Dernière partie :  L’épilogue

Quand je descends de la plateforme surélevée qui sert de ligne d’arrivée, je peux enfin étreindre Patricia que j’avais aperçue dans la foule. Que c’est bon ce moment de calme furtif … Les félicitations affluent de toute part. Mais une sollicitation bien particulière m’attend car un contrôle antidopage est prévu pour les quatre premiers et une charmante demoiselle a pour tâche de me suivre partout jusqu’à ce que j’ai accompli les formalités prévues. Moi qui ne me suis pas arrêté une seule fois durant la course pour satisfaire à ce besoin naturel, je me sens mal embarqué.
On me propose une bière. « Heu … Non merci … Pas tout de suite. » Ce sera de l’eau pétillante.
Les autres coureurs arrivent à leur tour, je remonte sur la plateforme pour saluer Christophe Morgo et lui traduire ainsi mon respect. Puis c’est au tour d‘Emmanuel Conraux que j’accueille en bas cette fois. Il est temps maintenant de se plier à d’autres obligations, celles de la presse écrite et des radios. On nous trouve un endroit au calme pour faire les interviews.

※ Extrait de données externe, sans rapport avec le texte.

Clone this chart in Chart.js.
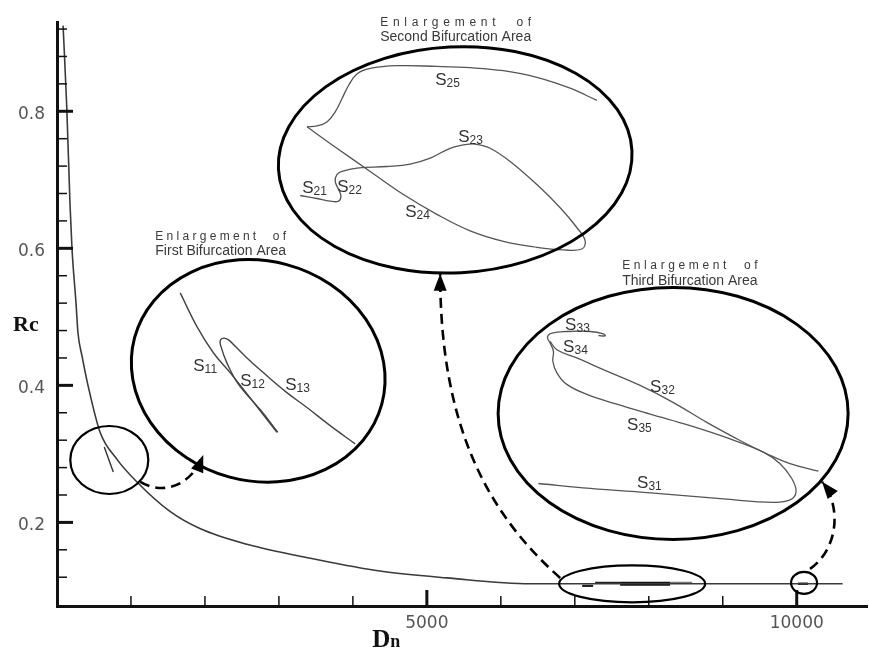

Ma charmante hôtesse ne m’a pas lâché. Je sors de la salle pour aller retrouver dehors tous mes proches. J’ai bien sûr tous les regards fixés sur moi et c’en est presque gênant. Je sens à la fois de la distance et du respect, or j’aimerais pouvoir communiquer avec tous ces gens afin qu’ils sachent que je suis accessible. Je n’ai pas oublié ce jour de janvier 1996 où à l’arrivée de Rognonas alors que je venais de finir mon premier 100km, je n’ai pas osé aller saluer Bernard Curton, le vainqueur, qui est pourtant le plus simple et le plus affable des hommes.
Je rejoins enfin toute la tribu. Notre bonheur est simple et sans excès. Nous parlons presque comme s’il ne s’était rien passé et cela tranche terriblement avec les instants que je viens de vivre.
Il est temps d’aller satisfaire au contrôle, car l’heure autorisée pour cela se termine, quand j’entends abasourdi que Rodolphe Jaccotin arrive. Jamais je n’aurais imaginé qu’il puisse finir de la sorte et à une telle place. Je suis impressionné et je ne manquerais pas de lui faire savoir par la suite quand lui aussi devra attendre, longuement et patiemment, que l’envie ne le saisisse à son tour. Cette obligation étant effectuée, nous pouvons rentrer chez nos hôtes pour une douche bien méritée. La journée est loin d’être finie car nous nous étions promis quoi qu’il arrive de nous retrouver à l’arrivée avec les meneurs et je compte bien être à l’heure à ces rendez-vous.

Jusqu’à 2h du matin je vais assister aux mêmes scènes, aux mêmes gestes de bonheur. Chaque arrivant a le visage illuminé lorsqu’il franchit la ligne d’arrivée. Quel que soit le sexe, l’âge, la performance, il semble n’y avoir ici que des vainqueurs. La salle des fêtes est une ruche bourdonnante qui ne désemplit pas. Et lorsque je la quitte, fauché par la fatigue, c’est un sentiment de plénitude et de sérénité qui m’accompagne.

C’est cela la magie de Millau. Cette course est envoûtante et je suis tombé sous son charme. Je comprends alors tout ce qui fait son histoire, sa légende. Je réalise que je suis là aux racines de la course à pied, aux origines de ce mouvement initié par quelques rebelles qui rêvaient de l’ouvrir à tous et de la faire sortir des stades. Un sentiment de fierté m’envahit lorsque je réalise que je suis maintenant, moi aussi, un pan de cette légende.